(c) Simpson Thacher & Bartlett LLP, counsel for the Underwriters, shall have furnished to the Underwriters such opinion or opinions, dated the Closing Date, with respect to such matters as the Underwriters may reasonably request, and such counsel shall have received such papers and information as they may reasonably request to enable them to pass upon such matters.
(d) Munger, Tolles & Olson LLP, counsel for the Issuer, shall have furnished to the Underwriters their written opinion and 10b-5 statement, dated the Closing Date, in form and substance reasonably satisfactory to the Underwriters, to the effect set forth in Annex C hereto.
(e) Anderson Mori & Tomotsune, Japanese counsel for the Issuer, shall have furnished to the Underwriters their written opinion, dated the Closing Date, in form and substance reasonably satisfactory to the Underwriters, to the effect set forth in Annex D hereto, based on the examinations and assumptions and subject to the qualifications and limitations described in such counsels opinion.

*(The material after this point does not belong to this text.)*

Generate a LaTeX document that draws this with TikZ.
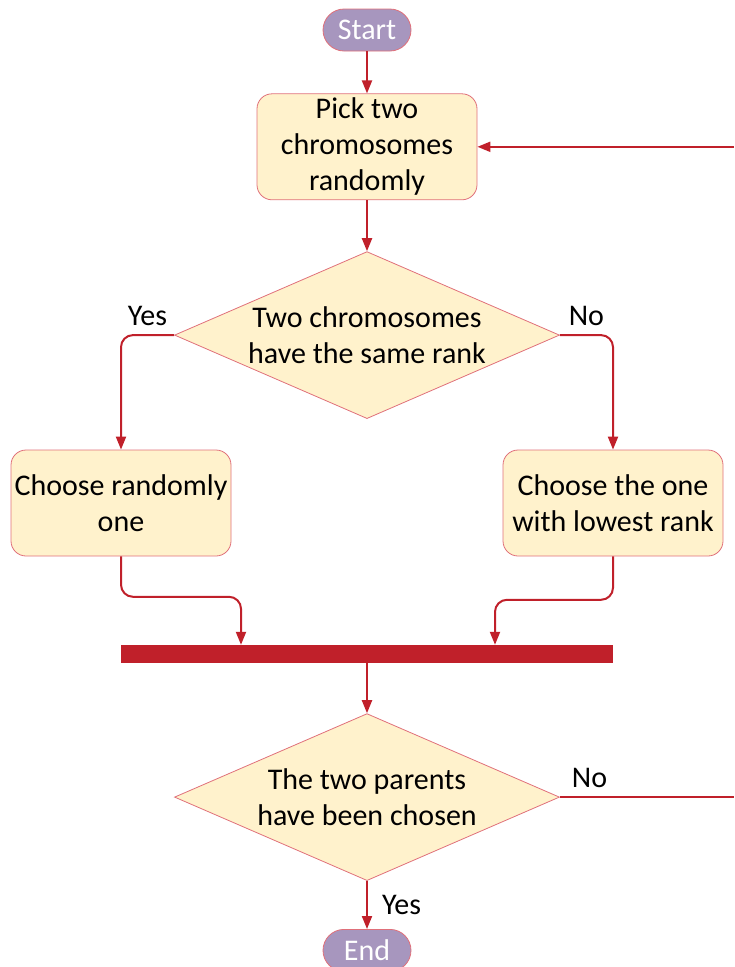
\documentclass[tikz,border=0pt]{standalone}
\usepackage{fontspec}
\setmainfont{Carlito}
\usetikzlibrary{arrows.meta,positioning,shapes.geometric}

\definecolor{flowred}{HTML}{C0202A}
\definecolor{edgepink}{HTML}{E0707A}
\definecolor{cream}{HTML}{FFF2CC}
\definecolor{lavender}{HTML}{A796BE}

\begin{document}
\begin{tikzpicture}[
  x=1pt, y=1pt,
  font=\fontsize{30}{36}\selectfont,
  >={Triangle[length=13pt,width=10pt]},
  terminal/.style={rectangle, rounded corners=21pt, draw=edgepink, fill=lavender, line width=0.8pt, minimum width=88pt, minimum height=42pt, inner sep=0pt, text=white},
  process/.style={rectangle, rounded corners=15pt, draw=edgepink, fill=cream, line width=0.8pt, minimum width=220pt, minimum height=106pt, align=center, inner sep=2pt},
  decision/.style={diamond, aspect=2.3, draw=edgepink, fill=cream, line width=0.8pt, minimum width=385pt, minimum height=167pt, inner sep=0pt, align=center},
  joinbar/.style={rectangle, fill=flowred, minimum width=492pt, minimum height=18pt, inner sep=0pt},
  arrow/.style={->, line width=2pt, draw=flowred, rounded corners=12pt},
  line/.style={line width=2pt, draw=flowred},
  lbl/.style={text=black, inner sep=8pt}
]
\useasboundingbox (0,0) rectangle (734,-967);

\node[terminal] (start) at (367,-30) {Start};
\node[process, below=42pt of start] (pick) {Pick two\\chromosomes\\randomly};
\node[decision, below=51pt of pick] (same) {Two chromosomes\\have the same rank};
\node[process] (randomone) at (121,-503) {Choose randomly\\one};
\node[process] (lowest) at (613,-503) {Choose the one\\with lowest rank};
\node[joinbar] (bar) at (367,-654) {};
\node[decision, below=50pt of bar] (chosen) {The two parents\\have been chosen};
\node[terminal, below=48pt of chosen] (finish) {End};

\coordinate (edgeno) at (734,0 |- chosen.east);
\coordinate (edgeback) at (734,0 |- pick.east);

\draw[arrow] (start) -- (pick);
\draw[arrow] (pick) -- (same);
\draw[arrow] (same.west) -| node[lbl, pos=0.25, above] {Yes} (randomone.north);
\draw[arrow] (same.east) -| node[lbl, pos=0.25, above] {No} (lowest.north);
\draw[arrow] (randomone.south) |- ([xshift=-126pt,yshift=48pt]bar.north) -- ([xshift=-126pt]bar.north);
\draw[arrow] (lowest.south) |- ([xshift=128pt,yshift=45pt]bar.north) -- ([xshift=128pt]bar.north);
\draw[arrow] (bar) -- (chosen);
\draw[line] (chosen.east) -- node[lbl, pos=0.17, above] {No} (edgeno);
\draw[arrow] (edgeback) -- (pick.east);
\draw[arrow] (chosen) -- node[lbl, right=6pt] {Yes} (finish);
\end{tikzpicture}
\end{document}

(f) Emmet, Marvin & Martin LLP, special counsel to the Trustee, shall have furnished to the Underwriters their written opinion, dated the Closing Date, in form and substance reasonably satisfactory to the Underwriters, to the effect that:
(i) The Trustee is a national banking corporation duly incorporated and validly existing under the laws of the United States;
(ii) The execution, delivery and performance by the Trustee of the Indenture, and the authentication and delivery by the Trustee of the certificates evidencing the Securities, have been duly authorized by all necessary corporate action on the part of Trustee; the Indenture has been duly executed and delivered by the Trustee and constitutes a valid and legally binding obligation of the Trustee, enforceable against the Trustee in accordance with its terms, subject to the effects of bankruptcy, insolvency, reorganization, and other similar laws relating to or affecting creditors rights generally and to general equity principles; and the certificates evidencing the Securities have been duly authenticated by the Trustee; and
(iii) No consent of any federal or New York state banking authority is required for the execution, delivery or performance by the Trustee of its obligations under the Indenture.
(g) On the date of this Agreement and as of the Closing Date, Deloitte & Touche LLP shall have furnished to the Underwriters a letter, dated the Closing Date, in form and substance satisfactory to the Underwriters and in the form agreed to by the parties hereto.
(h) Since June 30, 2019, there shall not have been any change in the capital stock or long-term debt of the Issuer or any Significant Subsidiary or any change, or any development involving a prospective change, in or affecting the general affairs, management, financial position, shareholders equity or results of operations of the Issuer or any subsidiary thereof, otherwise than as set forth or contemplated in the Time of Sale Information (excluding any amendment or supplement thereto) and the Final Prospectus (excluding any amendment or supplement thereto), the effect of which is in the judgment of the Underwriters so material and adverse as to make it impracticable or inadvisable to proceed with the offering or the delivery of the Securities on the terms and in the manner contemplated by this Agreement, the Time of Sale Information and the Final Prospectus.